As of March 2018, the population of New Zealand is estimated at 4.8 million people.
With a total population density of 17.2 people per square kilometre, the distribution of the population across the country is extremely uneven. Therefore, almost at any point, it is easy to find a place of complete solitude with nature. More than ¾ of the entire population is concentrated on the northern island, most of which lives in two capitals of the country: political – Wellington and business – Auckland.
At the end of 2017, the birth rate in the country was 2 times higher than the death rate, and the population growth due to immigrants averaged 4 people per day, and a further increase in this indicator is predicted.
Life expectancy for indigenous New Zealand residents is 83 years for women and nearly 80 years for men, placing the country 17th overall in life expectancy globally.
In 2018, a complete census of the population of New Zealand was carried out, the results of which will be known by the end of 2018. Based on the results of the previous census conducted in 2013:
- 74% of the population are mainly descendants of European settlers, mostly British.
- The indigenous people of the Maori are the second largest ethnic group – 15% of the population or 600 thousand representatives. Less than 8% are migrants from the Pacific Islands.
- The third-largest ethnic group is Asians – 11.8%, the bulk of which are representatives of China and India.
- About 5% are representatives of non-New Zealand Europeans, which include representatives of Russia and the CIS countries – about 6 thousand people at the time of the census. The total indicator in the presented data on ethnic groups exceeds 100% since during the census it was possible to select more than one group.
PRESERVATION AND MAINTENANCE OF A MULTINATIONAL CULTURE
Unlike neighbouring Australia, whereby the beginning of the 20th century, due to the active economic activity of Europeans, the aborigines were on the verge of extinction, the tribes of New Zealand were not so badly affected. On the contrary, their numbers have increased significantly compared to the pre-colonial period.
According to very rough estimates, the number of Maori who settled the New Zealand Islands at the beginning of the 19th century was 100 thousand people. But by the beginning of the 20th century, according to some sources, their number had decreased by 60%. This was influenced by the following factors:
- high mortality from diseases brought by European colonisation (influenza, smallpox and measles);
- “Musket Wars” – confrontations between tribes, which became more threatening after the aborigines received firearms;
- military conflicts between colonists and Maori.

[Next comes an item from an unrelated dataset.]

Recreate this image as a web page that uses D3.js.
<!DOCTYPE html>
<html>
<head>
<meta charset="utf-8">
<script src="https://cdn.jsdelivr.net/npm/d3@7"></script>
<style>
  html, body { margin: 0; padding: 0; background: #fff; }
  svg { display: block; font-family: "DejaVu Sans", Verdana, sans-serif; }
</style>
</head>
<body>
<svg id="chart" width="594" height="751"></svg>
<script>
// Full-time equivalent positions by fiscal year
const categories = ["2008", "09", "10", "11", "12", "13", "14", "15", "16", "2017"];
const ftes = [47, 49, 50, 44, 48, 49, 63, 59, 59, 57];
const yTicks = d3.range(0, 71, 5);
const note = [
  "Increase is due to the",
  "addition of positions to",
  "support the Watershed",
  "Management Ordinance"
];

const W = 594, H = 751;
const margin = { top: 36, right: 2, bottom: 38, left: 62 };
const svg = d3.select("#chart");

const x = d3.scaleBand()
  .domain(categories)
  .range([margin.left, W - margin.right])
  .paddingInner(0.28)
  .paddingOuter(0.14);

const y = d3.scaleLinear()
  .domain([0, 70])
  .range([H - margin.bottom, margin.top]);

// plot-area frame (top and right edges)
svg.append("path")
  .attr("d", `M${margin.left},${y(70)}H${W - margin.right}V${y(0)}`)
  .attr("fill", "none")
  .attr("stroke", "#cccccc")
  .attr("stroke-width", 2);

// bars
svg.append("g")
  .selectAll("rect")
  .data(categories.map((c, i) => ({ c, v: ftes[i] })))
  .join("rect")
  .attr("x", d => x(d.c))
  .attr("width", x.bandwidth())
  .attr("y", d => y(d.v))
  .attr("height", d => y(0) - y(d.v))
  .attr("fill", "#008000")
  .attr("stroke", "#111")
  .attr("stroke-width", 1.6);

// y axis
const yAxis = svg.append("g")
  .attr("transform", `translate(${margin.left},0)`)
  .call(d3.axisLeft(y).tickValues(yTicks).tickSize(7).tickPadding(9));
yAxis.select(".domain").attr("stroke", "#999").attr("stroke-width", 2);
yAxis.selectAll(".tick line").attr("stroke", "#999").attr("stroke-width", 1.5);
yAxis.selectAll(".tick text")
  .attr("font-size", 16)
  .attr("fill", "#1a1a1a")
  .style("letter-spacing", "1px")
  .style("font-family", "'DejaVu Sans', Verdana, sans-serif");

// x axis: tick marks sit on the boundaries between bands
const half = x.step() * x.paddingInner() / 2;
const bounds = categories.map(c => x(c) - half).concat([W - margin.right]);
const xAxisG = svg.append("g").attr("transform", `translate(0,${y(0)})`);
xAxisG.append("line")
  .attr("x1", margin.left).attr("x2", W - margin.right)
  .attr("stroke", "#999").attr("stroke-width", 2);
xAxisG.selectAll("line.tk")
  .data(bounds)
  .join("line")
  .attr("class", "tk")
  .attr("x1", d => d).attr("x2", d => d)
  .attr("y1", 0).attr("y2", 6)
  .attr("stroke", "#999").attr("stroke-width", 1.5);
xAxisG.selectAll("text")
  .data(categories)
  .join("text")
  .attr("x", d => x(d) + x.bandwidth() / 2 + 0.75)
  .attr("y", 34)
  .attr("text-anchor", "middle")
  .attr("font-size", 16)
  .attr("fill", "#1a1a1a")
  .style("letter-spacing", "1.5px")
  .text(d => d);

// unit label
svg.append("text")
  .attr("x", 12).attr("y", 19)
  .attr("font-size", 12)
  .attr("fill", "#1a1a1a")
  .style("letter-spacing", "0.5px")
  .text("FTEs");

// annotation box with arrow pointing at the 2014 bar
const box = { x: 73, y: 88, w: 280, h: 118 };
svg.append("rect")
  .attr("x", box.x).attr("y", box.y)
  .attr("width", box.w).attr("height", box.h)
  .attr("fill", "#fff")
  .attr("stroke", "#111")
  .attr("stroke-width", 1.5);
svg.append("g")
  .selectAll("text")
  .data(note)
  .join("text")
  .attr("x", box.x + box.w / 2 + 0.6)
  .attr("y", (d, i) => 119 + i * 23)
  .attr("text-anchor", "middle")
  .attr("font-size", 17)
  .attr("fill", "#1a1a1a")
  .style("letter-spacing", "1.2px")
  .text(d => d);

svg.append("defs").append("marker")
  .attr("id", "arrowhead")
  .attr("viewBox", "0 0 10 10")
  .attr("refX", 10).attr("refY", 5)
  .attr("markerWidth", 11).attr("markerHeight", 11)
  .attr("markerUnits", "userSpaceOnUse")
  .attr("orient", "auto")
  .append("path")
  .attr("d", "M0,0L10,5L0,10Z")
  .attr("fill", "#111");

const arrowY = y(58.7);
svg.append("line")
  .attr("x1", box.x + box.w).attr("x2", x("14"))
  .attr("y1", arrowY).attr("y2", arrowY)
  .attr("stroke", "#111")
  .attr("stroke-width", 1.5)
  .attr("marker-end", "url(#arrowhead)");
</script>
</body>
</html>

However, the indigenous people realised the advantages of European civilisation and were able to adapt to it, and the colonialists, in turn, pursued a policy of supporting and educating the indigenous people. This led to a subsequent increase in the indigenous population of New Zealand, which continues to this day.
According to 2013, the number of Maori living in New Zealand is 600 thousand people, which is 15% of the total population of the country. Besides, a fairly large group of Maori lives in Australia – about 140 thousand people.

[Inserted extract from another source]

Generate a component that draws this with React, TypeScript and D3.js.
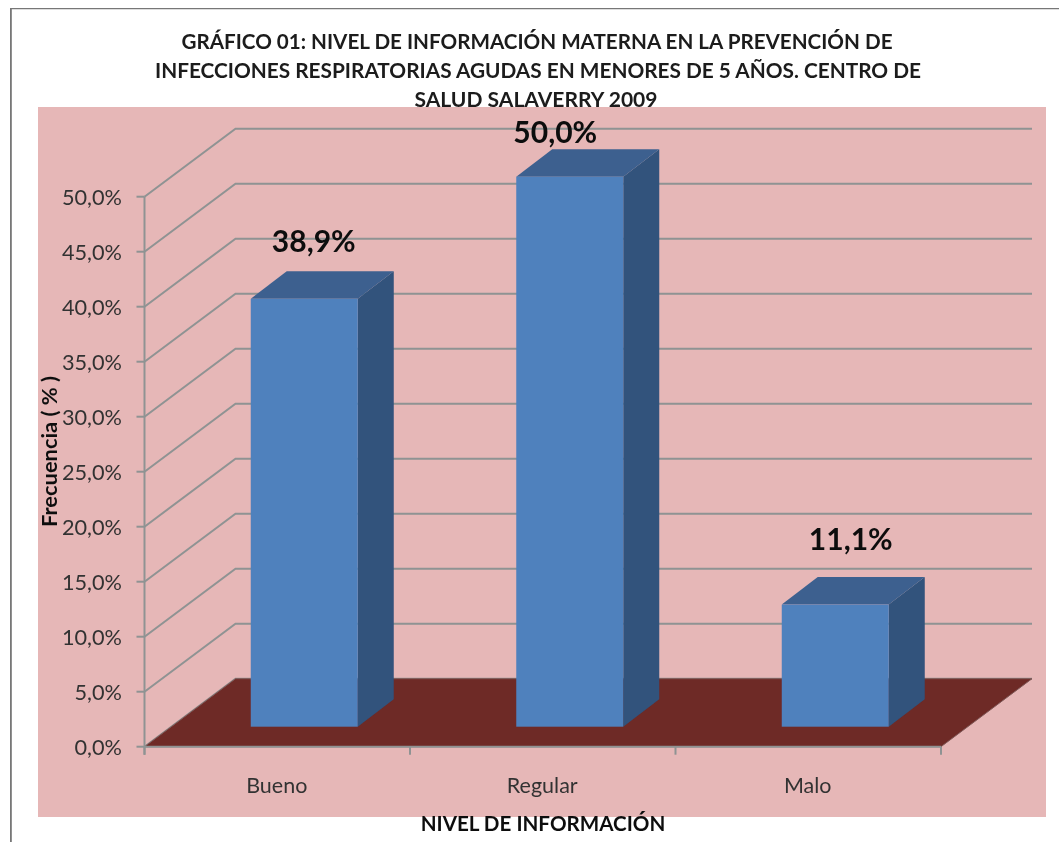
import React from "react";
import * as d3 from "d3";

const categories = ["Bueno", "Regular", "Malo"];
const values = [38.9, 50.0, 11.1];
const valueLabels = ["38,9%", "50,0%", "11,1%"];
const yTicks = [0, 5, 10, 15, 20, 25, 30, 35, 40, 45, 50];
const titleLines = [
  "GRÁFICO 01: NIVEL DE INFORMACIÓN MATERNA EN LA PREVENCIÓN DE",
  "INFECCIONES RESPIRATORIAS AGUDAS EN MENORES DE 5 AÑOS. CENTRO  DE",
  "SALUD SALAVERRY 2009",
];
const titleCenters = [537, 538, 536];
const titleWidths = [711, 766, 243];
const labelOffsets = [63, 39, 69];
const labelBaselines = [252, 143, 550];
const FONT = "Lato, 'Open Sans', sans-serif";

export default function App() {
  const axisX = 144.5, frontRight = 941, baseY = 746.7, topY = 196.7;
  const dx = 91, dy = 68;
  const barDx = 36, barDy = 27.5;
  const y = d3.scaleLinear().domain([0, 50]).range([baseY, topY]);
  const x = d3.scaleBand<string>().domain(categories).range([axisX, frontRight]).paddingInner(0).paddingOuter(0);
  const barW = 107;
  const barLift = 20;
  const grid = "#8f9393";
  const sw = 2;
  const line = d3.line();

  const floor = line([[axisX, baseY], [axisX + dx, baseY - dy], [frontRight + dx, baseY - dy], [frontRight, baseY]]) + "Z";

  return (
    <svg width={1059} height={842} style={{ position: "absolute", left: 0, top: 0, background: "#fff" }} fontFamily={FONT}>
      <defs>
        <filter id="soft" x="0" y="0" width="100%" height="100%">
          <feGaussianBlur stdDeviation={0.45} />
        </filter>
      </defs>
      <g filter="url(#soft)">
        <path d="M10.5,842V8H1059" fill="none" stroke="#777" strokeWidth={2.6} />
        <rect x={38} y={107} width={1008} height={710} fill="#e6b7b7" />

        {yTicks.map((t) => (
          <path key={t} fill="none" stroke={grid} strokeWidth={sw}
            d={line([[axisX, y(t)], [axisX + dx, y(t) - dy], [frontRight + dx, y(t) - dy]]) as string} />
        ))}
        <path d={floor} fill="#6e2926" stroke="#7f5a58" strokeWidth={1} />
        <path d={line([[axisX, topY], [axisX, baseY + 8]]) as string} stroke={grid} strokeWidth={sw} fill="none" />
        <path d={line([[axisX, baseY], [frontRight, baseY]]) as string} stroke={grid} strokeWidth={sw} fill="none" />
        {yTicks.map((t) => (
          <g key={t}>
            <path d={line([[axisX - 8, y(t)], [axisX, y(t)]]) as string} stroke={grid} strokeWidth={sw} />
            <text x={122} y={y(t) + 8.3} textAnchor="end" fontSize={21.7} fill="#333">
              {t.toFixed(1).replace(".", ",")}%
            </text>
          </g>
        ))}
        {[...categories.map((c) => x(c) as number), frontRight].map((p) => (
          <path key={p} d={line([[p, baseY], [p, baseY + 8]]) as string} stroke={grid} strokeWidth={sw} />
        ))}
        {categories.map((c) => (
          <text key={c} x={(x(c) as number) + x.bandwidth() / 2 - 0.5} y={793} textAnchor="middle" fontSize={21.5} fill="#333">
            {c}
          </text>
        ))}

        {categories.map((c, i) => {
          const l = (x(c) as number) + (x.bandwidth() - barW) / 2 + 27;
          const r = l + barW;
          const b = baseY - barLift;
          const t = b - (baseY - y(values[i]));
          return (
            <g key={c}>
              <path fill="#30527b" d={line([[r, t], [r + barDx, t - barDy], [r + barDx, b - barDy], [r, b]]) + "Z"} />
              <path fill="#3c618f" d={line([[l, t], [l + barDx, t - barDy], [r + barDx, t - barDy], [r, t]]) + "Z"} />
              <rect x={l} y={t} width={barW} height={b - t} fill="#4f81bd" />
              <text x={l + labelOffsets[i]} y={labelBaselines[i]} textAnchor="middle" fontSize={30} fontWeight={700} fill="#0d0d0d">
                {valueLabels[i]}
              </text>
            </g>
          );
        })}

        {titleLines.map((s, i) => (
          <text key={i} x={titleCenters[i]} y={49.3 + i * 28.6} textAnchor="middle" fontSize={20.5} fontWeight={700} fill="#1a1a1a"
            textLength={titleWidths[i]} lengthAdjust="spacingAndGlyphs">
            {s}
          </text>
        ))}
        <text transform="translate(57,451.5) rotate(-90)" textAnchor="middle" fontSize={20.5} fontWeight={700} fill="#111"
          textLength={151} lengthAdjust="spacingAndGlyphs">
          Frecuencia ( % )
        </text>
        <text x={543} y={831} textAnchor="middle" fontSize={20.6} fontWeight={700} fill="#111">
          NIVEL DE INFORMACIÓN
        </text>
      </g>
    </svg>
  );
}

Thus, New Zealand very quickly embarked on the path of racial harmony, where representatives of different cultures coexisted quite peacefully with each other, without being subjected to discrimination on racial or ethnic grounds. A prime example of this was the election of an unbaptised Jew, Julius Vogel, as the eighth prime minister of New Zealand. The Maori also soon got into parliament, where they were given 4 seats in 1868.
To fully appreciate the multi-nationality of New Zealand and cultural diversity, you can find yourself on the central street of Auckland on Queen street, where hundreds of languages and dialects are simultaneously spoken. New Zealand recognises and supports the harmonious development of cultural diversity in society. Cultural festivals are held in cities, organisations are encouraged to promote multiculturalism among staff, and students are encouraged to share their culture in schools.